Yes, AI helps students cheat. But it’s causing an even bigger crisis | Opinion
I failed math twice. In middle school, I tripped over numbers like shoelaces, and Mrs. Jarvis, as formidably stern as she was stout, bemoaned my complete inability to memorize multiplication tables.
In high school, Mr. Gross, who coached football and did pushups between classes, regarded my grunge-slacker approach to long division as a moral failure. Both assured me, “You won’t always have a calculator with you.” How quaint.
I just wrapped up teaching a course on Religion and AI and here’s the reality at TCU and, I suspect, on college campuses across the country: Many, if not most, of our students are using AI on most of their coursework. In most instances, we – their professors — can’t tell.
A colleague recently remarked, “These days, I’m thrilled when I see a typo!” It means, of course, that the student actually did the work, rather than farming it out to AI.
As my colleagues and I fret over AI-use policies and rework assignments to stave off banal, lukewarm AI slop, here’s what I observed in my course: The deep problem with AI on campus isn’t that students are using it to cheat or do coursework, it’s that these tools are compromising genuine human-to-human connection.
Over the course of the semester, as we worked our way through the Turing Test, the “Cyborg Manifesto,” brains in vats and what it’s like to be a bat, it became clear that the real heart of the course wasn’t AI. My beloved syllabus with its readings, theories, and topics wasn’t what the students were really engaging. They were engaging each other.
Face-to-face encounters were the real lessons. The course content was just an excuse to come together twice a week in a small room in Beasley Hall to sit face-to-face with peers and talk, laugh, cry, joke, and share; to simply be human with other humans.

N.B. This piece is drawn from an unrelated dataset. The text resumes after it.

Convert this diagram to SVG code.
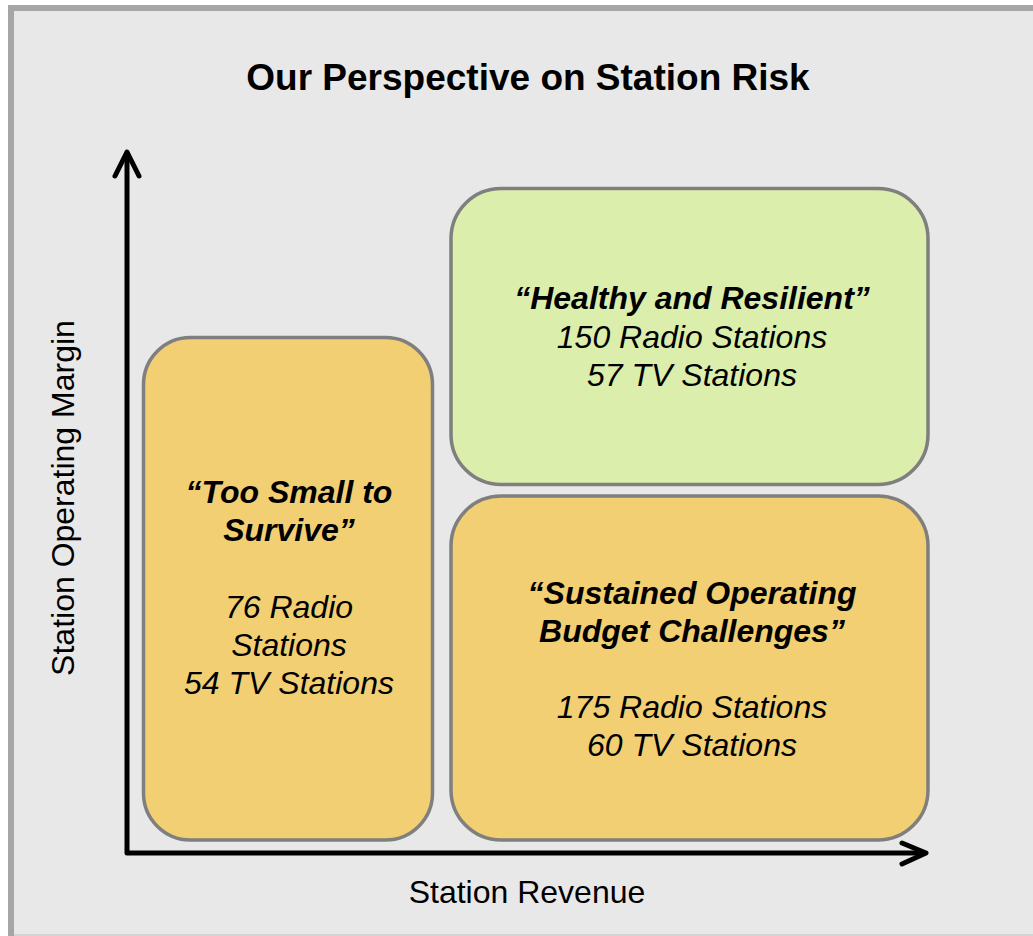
<svg xmlns="http://www.w3.org/2000/svg" width="1033" height="936" viewBox="0 0 1033 936">
  <defs>
    <style>
      .t { font-family: "Liberation Sans", Arial, sans-serif; fill: #000; text-anchor: middle; }
      .bi { font-size: 32px; font-weight: bold; font-style: italic; }
      .i { font-size: 32px; font-style: italic; }
      .r { font-size: 32px; }
      .orange { fill: #f2cf72; stroke: #7f7f7f; stroke-width: 3.5; }
      .green { fill: #dbeeab; stroke: #7f7f7f; stroke-width: 3.5; }
      .axis { stroke: #000; stroke-width: 5; fill: none; stroke-linecap: round; stroke-linejoin: round; }
    </style>
  </defs>
  <rect x="0" y="0" width="1033" height="936" fill="#ffffff"/>
  <rect x="8" y="5" width="1040" height="931" fill="#a6a6a6"/>
  <rect x="14" y="11" width="1030" height="923" fill="#e8e8e8"/>
  <rect x="14" y="934" width="1030" height="2" fill="#d4d4d4"/>

  <text class="t" x="528" y="90" style="font-size:37px;font-weight:bold">Our Perspective on Station Risk</text>

  <g id="node-too-small">
    <rect class="orange" x="143.5" y="337.5" width="289" height="502.5" rx="47" ry="47"/>
    <text class="t bi" x="289" y="503">“Too Small to</text>
    <text class="t bi" x="289" y="541">Survive”</text>
    <text class="t i" x="289" y="618">76 Radio</text>
    <text class="t i" x="289" y="656">Stations</text>
    <text class="t i" x="289" y="694">54 TV Stations</text>
  </g>

  <g id="node-healthy">
    <rect class="green" x="451" y="188.5" width="477" height="296" rx="50" ry="50"/>
    <text class="t bi" x="692" y="309">“Healthy and Resilient”</text>
    <text class="t i" x="692" y="348">150 Radio Stations</text>
    <text class="t i" x="692" y="386">57 TV Stations</text>
  </g>

  <g id="node-sustained">
    <rect class="orange" x="451" y="496" width="477" height="344" rx="50" ry="50"/>
    <text class="t bi" x="692" y="604">“Sustained Operating</text>
    <text class="t bi" x="692" y="642">Budget Challenges”</text>
    <text class="t i" x="692" y="718">175 Radio Stations</text>
    <text class="t i" x="692" y="756">60 TV Stations</text>
  </g>

  <g id="connectors">
    <path class="axis" d="M127 153 L127 853 L924 853" stroke-linecap="butt"/>
    <path class="axis" d="M115 176 L127 152 L139 176"/>
    <path class="axis" d="M902 843 L926 853 L902 864"/>
  </g>

  <g id="axis-labels">
    <text class="t r" x="527" y="903">Station Revenue</text>
    <text class="t r" x="0" y="0" transform="translate(74 498) rotate(-90)">Station Operating Margin</text>
  </g>
</svg>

AI remains an ‘it,’ even in a relationship
In his book “I and Thou,” Jewish thinker Martin Buber describes two types of relationships: I-Thou and I-It. I-It relationships are those we have with objects and people we objectify. I-Thou relationships are those we have with our fellow travelers in life, whom we encounter in their full, beautiful, messy — and beautifully messy — person-ness.
For Buber, a genuine encounter with another carries mutuality and sanctity: “My Thou affects me, as I affect it.” Not only do we hear what the other says, but we take it inside like a sacrament. We feel it. We let it impact us, change us, raise our pulse, make us grin, or wet our eyes.
AI is an It, not a Thou. Until it becomes sentient, which is a whole other topic, our relationships to AI are I-It relationships. As people increasingly form strong bonds with various AI platforms — including romantic connections — this has become a mildly controversial position. It should not be. AI is an It. AI does a frighteningly good simulation of a Thou, but it remains an It and our relationships with it are I-It relations.
As my students grew more comfortable with one another over the course of the semester, I witnessed a transformation. The first few weeks, they sat around our seminar table, politely engaging the course content, offering relevant reflections, dutifully citing the readings. However, it gradually became clear that while they were still (mostly) doing the readings, the focus of our conversations — what they cared about — was conversing itself; dialogue for dialogue’s sake. I-Thou encounters.
When I tried to wrangle them back to the day’s topic, they inevitably wandered into the greener pastures of relationships, achievements, heartaches, traumas, family dynamics, hobbies and weekend antics. By the end of the semester, it was clear that I was the one who was learning the real lesson: Our students are lonely.
TCU is ranked among the happiest campuses in the country. And for good reason. We have a beautiful campus, excellent facilities, top-notch sports, world-class faculty, and a well-run administration, all in the vibrant city of Fort Worth. Yet precisely because things are so seemingly perfect, it’s easier to farm out the beautifully messy work of being human to AI than risk the vulnerability that genuine I-Thou relationships demand.
AI makes college students fear they’re falling behind
The problem with AI on campus isn’t (just) cheating or using it to skirt the actual work of earning an education, it’s that it ratchets up expectations of perfection and achievement. If everyone else is using AI to do their coursework, not using it amounts to falling behind. The result is that no one is comfortable admitting that they’re struggling. That they’re human.
If AI is here to stay, then professors need a pedagogical paradigm shift. Memorizing multiplication tables and mastering long division may have inherent value, as my teachers said. But I also always have a calculator. If AI can do what we formerly asked of our students, perhaps we need to change what we ask of them.
And to know what to ask of them, we have to listen. If we do, I suspect what they’ll tell us, explicitly or implicitly, is that they need to (re)learn how to be in I-Thou relationships. Such relations are the cornerstone of a liberal arts education and the soul of every religion.
J. Sage Elwell is a professor of religion and art at Texas Christian University in Fort Worth.